Idaho Legislator Pushes Abortion Law With Very Familiar Rape Myth

Impact

An Idaho lawmaker, supporting a bill to provide all abortion seekers in the state with a list of free ultrasound locations, dropped a familiar conservative anecdote about rape while discussing the legislation.

"Now, I'm of the understanding that in many cases of rape it does not involve any pregnancy because of the trauma of the incident," state Rep. Pete Nielsen (R-Mountain Home) said, according to the Spokesman-Review. "That may be true with incest a little bit."

Nielsen's remarks were for Angela Dwyer, operator of the pro-life Stanton Healthcare clinic in Boise, who told legislators her facility had counseled pregnant female victims of rape who kept the baby.

After the hearing, he told the Spokesman-Review pregnancy "doesn't happen as often as it does with consensual sex, because of the trauma involved ... That's information that I've had through the years. Whether it's totally accurate or not, I don't know."

The legislator repeatedly cited "information" as the source of his statement.

"I read a lot of information," Nielsen continued. "I have read it several times. ... Being a father of five girls, I've explored this a lot."

Nielsen's view on rape and pregnancy is uncannily similar to former Missouri Rep. Todd Akin. Akin, who lost his bid for Senate in 2012 to Sen.
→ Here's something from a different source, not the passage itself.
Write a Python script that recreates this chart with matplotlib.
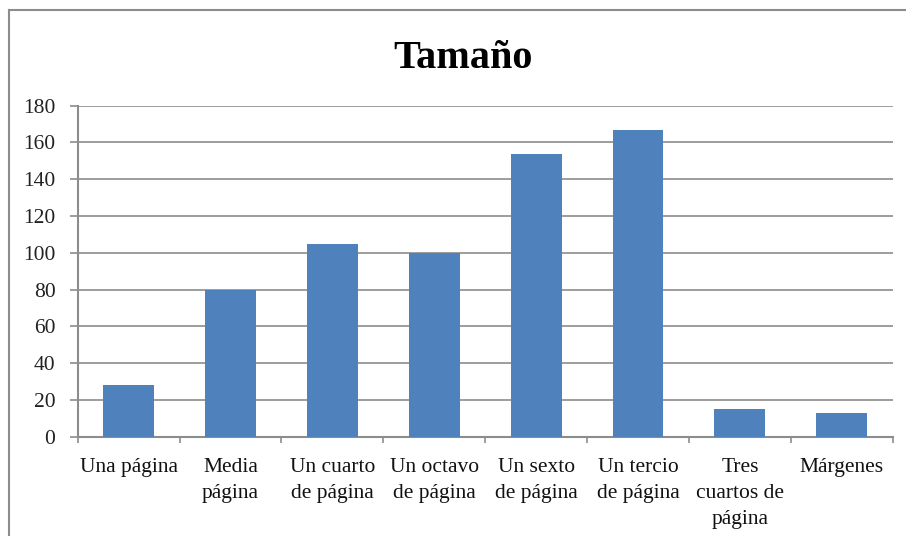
import matplotlib.pyplot as plt
from matplotlib.lines import Line2D

# datos
categorias = ['Una página', 'Media\npágina', 'Un cuarto\nde página', 'Un octavo\nde página',
              'Un sexto\nde página', 'Un tercio\nde página', 'Tres\ncuartos de\npágina', 'Márgenes']
valores = [28, 80, 105, 100, 154, 167, 15, 13]
y_ticks = list(range(0, 181, 20))

plt.rcParams['font.family'] = ['Liberation Serif', 'DejaVu Serif']

fig = plt.figure(figsize=(9.06, 5.36), dpi=100)
ax = fig.add_axes([77.7 / 906, 1 - 436.7 / 536, (892.7 - 77.7) / 906, (436.7 - 105.7) / 536])

x = list(range(len(categorias)))
ax.bar(x, valores, width=0.5, color='#4F81BD', zorder=3)

ax.set_xlim(-0.5, len(categorias) - 0.5)
ax.set_ylim(0, 180)
ax.set_yticks(y_ticks)
ax.yaxis.grid(True, color='#8c8c8c', linewidth=1.2, zorder=0)
ax.set_axisbelow(True)

ax.set_xticks(x)
ax.set_xticklabels(categorias, fontsize=15.5, color='#111111', linespacing=1.5, va='top')
ax.set_xticks([i - 0.5 for i in range(len(categorias) + 1)], minor=True)
ax.tick_params(axis='x', which='major', length=0, pad=15.5)
ax.tick_params(axis='x', which='minor', length=4, width=1.2, color='#8c8c8c', direction='out')
ax.tick_params(axis='y', length=6, width=1.2, color='#8c8c8c', labelsize=15.5, labelcolor='#222222', pad=10)

for s in ['top', 'right']:
    ax.spines[s].set_visible(False)
for s in ['left', 'bottom']:
    ax.spines[s].set_color('#8c8c8c')
    ax.spines[s].set_linewidth(1.5)

fig.text(0.511, 1 - 68 / 536, 'Tamaño', fontsize=29, fontweight='bold',
         ha='center', va='baseline', color='#000000')

# marco del gráfico (solo arriba e izquierda visibles)
bx = 9 / 906
by = 1 - 10 / 536
fig.add_artist(Line2D([bx, 1], [by, by], color='#8c8c8c', linewidth=1.5, transform=fig.transFigure))
fig.add_artist(Line2D([bx, bx], [0, by], color='#8c8c8c', linewidth=1.5, transform=fig.transFigure))

fig.savefig('out.png', dpi=100)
Claire McCaskill after saying "if it's a legitimate rape, the female body has ways to try to shut that whole thing down" during a discussion on abortion.

The remark destroyed Akin's political career, in large part because Akin seemed to be casting doubt on the trustworthiness of rape victims to push abortion restrictions.

According to Scientific American, there is actually no difference in conception rates between consensual sex and rape. Victims' advocacy group RAINN estimates 64,080 rapes occurred over the 2004-2005 year.

"This means that of those 64,080 US rapes in 2004-2005, minus the 15% of rapes that are of children under the age of 12 which gets us to 54,468 rapes of almost all reproductively-aged women, somewhere between 1,689 (3.1%) to 2,723 (5%) pregnancies from rape could have occurred in that year alone," Kate Clancy wrote for Scientific American in 2012. "... psychosocial stress is associated with fetal loss in some samples. That is not the same thing as saying that stress causes fetal loss."